Abstract

Abstract Seeking inspiration from different legal systems in order to solve common policy problems is a core enterprise of comparative law. However, dominant understandings in comparative law and regulatory theory about how norms, rules, and formal institutions move across borders are increasingly inadequate in the face of modern transnational policy challenges. Solving transnational problems requires regulatory innovation, complex coordination, and even competition among private and public actors in multiple jurisdictions, as well as much faster policy responses than most countries can achieve either domestically or multilaterally. Accelerating solutions to emerging transnational problems therefore demands a new focus within comparative law on how transnational legal innovation works and how to leverage its benefits faster on both a global and local scale. This Article proposes a conceptual framework to ground this effort—a “network innovation” model of transnational law formation. Building on earlier literatures on legal transplant, policy diffusion, institutional change, and transnational legal ordering, as well as studies of firm-level innovation, this approach recognizes that new norms, rules, and other institutions are sourced from, coordinated by, and transmitted through transnational networks of public and private actors. Moving beyond prior literatures, however, it views transnational law formation as an aggregating process of innovation where the resulting outputs are the complex product of multiple experimental sites and sources.
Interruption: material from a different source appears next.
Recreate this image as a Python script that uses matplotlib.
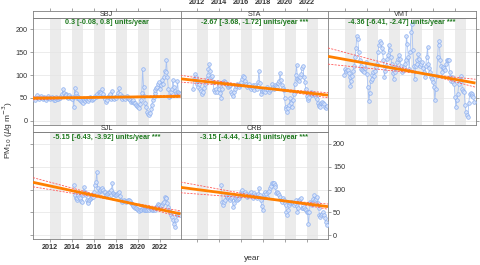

This approach offers a more accurate descriptive account of transnational regulatory change and points to network innovation processes as central to solving common or collective transnational problems. This Article illustrates the proposed framework with case studies of efforts to build sustainable financial systems. It concludes by suggesting strategies to accelerate network innovation and considering how this theoretical paradigm might inform new directions in comparative law.